Essen (epd). Das Gesundheitswesen soll laut Bundesgesundheitsminister Karl Lauterbach (SPD) künftig deutlich weniger von Bürokratie und Ökonomisierung bestimmt werden. „Bei der Ökonomisierung sind wir in einigen Bereichen zu weit gegangen“, sagte Lauterbach selbstkritisch bei der Eröffnung des Deutschen Ärztetags am 16. Mai in Essen. Bundesärztekammer-Präsident Klaus Reinhardt forderte eine frühzeitige Einbeziehung der Landes- und Bundesärztekammern in den vom Bundesgesundheitsministerium geplanten Reformprozess.
„Technokratische Lösungen fressen die Seele der Versorgung auf“, sagte Lauterbach vor rund 250 ärztlichen Delegierten aus 17 Landesärztekammern bundesweit. Das Gesundheitswesen müsse zurück zu den Wurzeln einer an den Bedürfnissen der Menschen orientierten Medizin. Als „roten Faden“ seiner noch 2023 anstehenden Reformen bezeichnete es Bundesgesundheitsminister Lauterbach, in manchen Bereichen „eine überdrehte Ökonomisierung zurückzudrehen“. Etwa bei Fallpauschalen in Krankenhäusern, über die sie sich finanzieren müssten. Ziel sei es, dass in Zukunft bis zu 60 Prozent der Versorgung fallunabhängig über Leistungspauschalen abgerechnet werden könnten.

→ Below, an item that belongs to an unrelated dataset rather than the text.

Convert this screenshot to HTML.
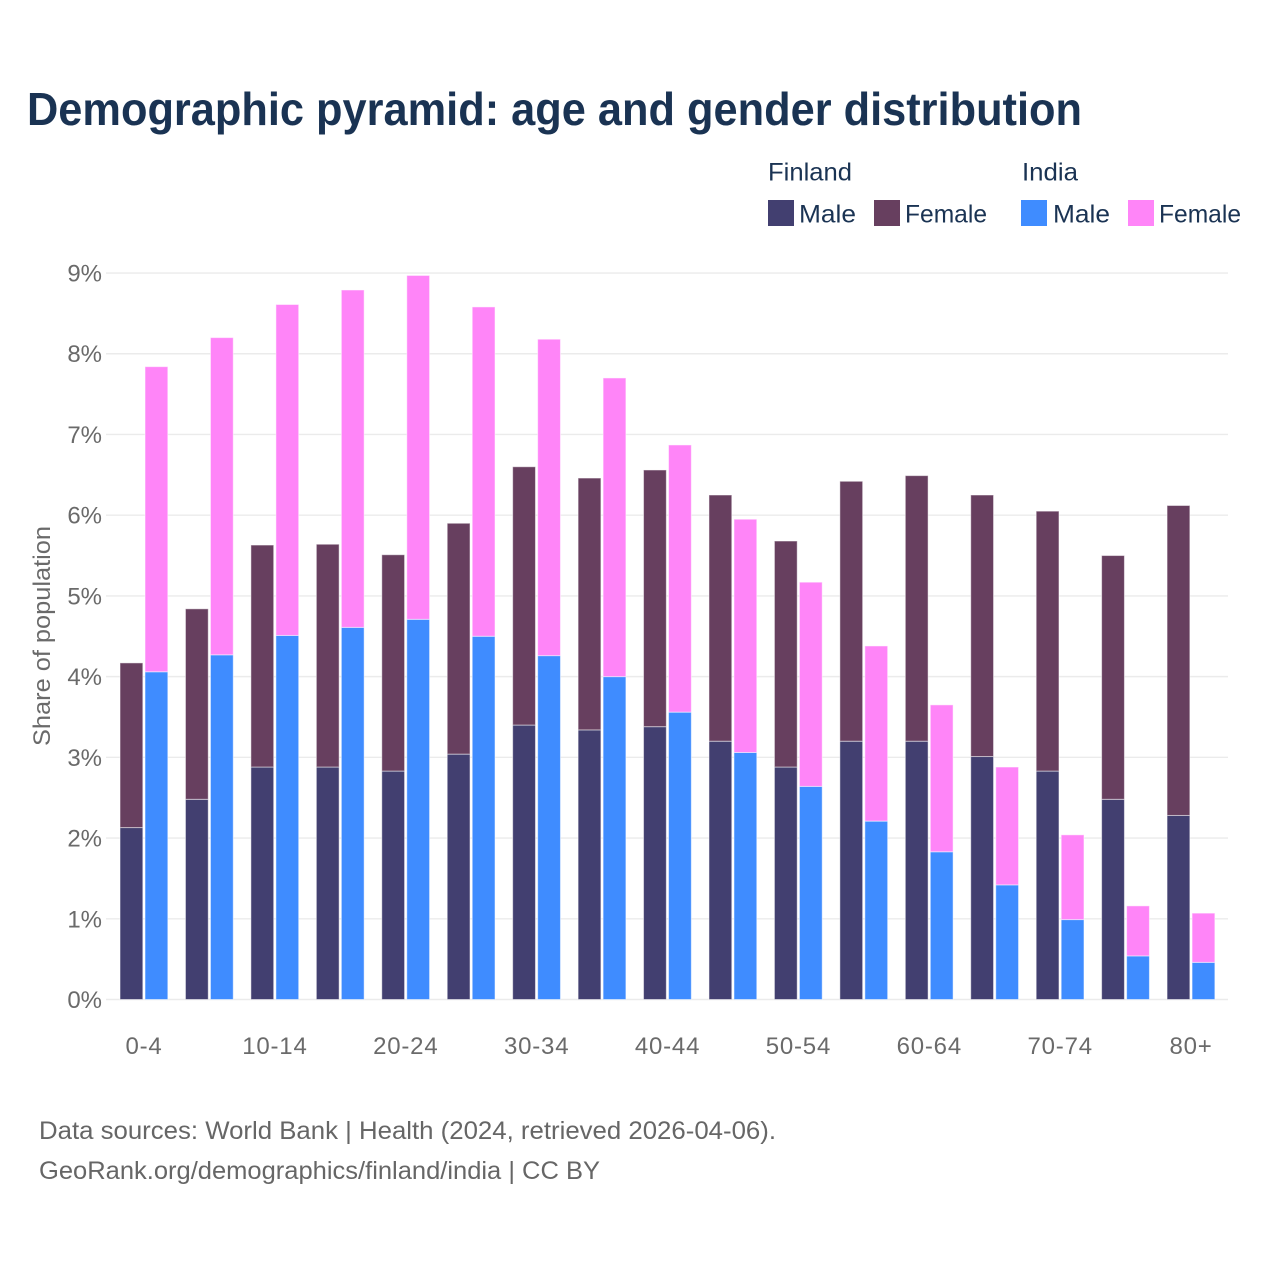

Mit Blick auf die Digitalisierung im Gesundheitswesen sprach Lauterbach von einer „Aufholjagd“ gegenüber anderen Ländern. Bis 2025 sollten 80 Prozent alle Patientinnen und Patienten mit einer elektronischen Patientenakte (ePA) ausgestattet sein.
Der nordrhein-westfälische Gesundheitsminister Karl-Josef Laumann (CDU) nannte es eine „Gerechtigkeitsfrage“ sicherzustellen, dass alle Menschen in akzeptablen Zeiträumen Zugang zum Gesundheitssystem hätten. Die Politik müsse im Auge behalten, „dass die Strukturen des Gesundheitssystems für die kranken Menschen da sind und nicht die kranken Menschen für die Strukturen“. In Krankenhäusern sollten Qualität und Erreichbarkeit erhalten bleiben, aber gleichzeitig Doppelstrukturen vermieden werden, sagte Laumann weiter.
Kritisch äußerte sich Laumann gegenüber einer wachsenden Zahl „kapitalgesteuerter“ Medizinischer Versorgungzentren (MVZ). Patienten müssten sich darauf verlassen können, dass ärztliche Beratung „von Fachwissen geprägt ist und nicht von finanzieller Abhängigkeit“.
Bundesärztekammer-Präsident Klaus Reinhardt forderte eine frühzeitige Einbeziehung der Landes- und Bundesärztekammern in den vom Bundesgesundheitsministerium geplanten Reformprozess. Sein Eindruck sei, dass die politische Partizipation der Ärzteschaft oft „als unnötig oder störend empfunden“ werde und der Praxis-Check für neue Maßnahmen zu spät komme. „Partizipation bei der Planung sollte am Anfang einer jeden Reformidee stehen“, sagte Reinhardt.
Schwerpunktthemen bei den berufspolitischen und medizinisch-ethischen Debatten des 127. Deutschen Ärztetages in der Messe Essen sind die Pläne der Bundesregierung zur Neuorganisation der Krankenhausplanung und Vergütung, das Berufsverständnis der ärztlichen Profession und die Gesundheitsbildung bei Kindern und Jugendlichen. Weitere Themen sind der Einfluss fachfremder Investoren in Form von Medizinischen Versorgungszentren (MVZ) auf die ambulante Patientenversorgung, die zukünftige Finanzierung des Krankenversicherungssystems sowie Fragen der Digitalisierung.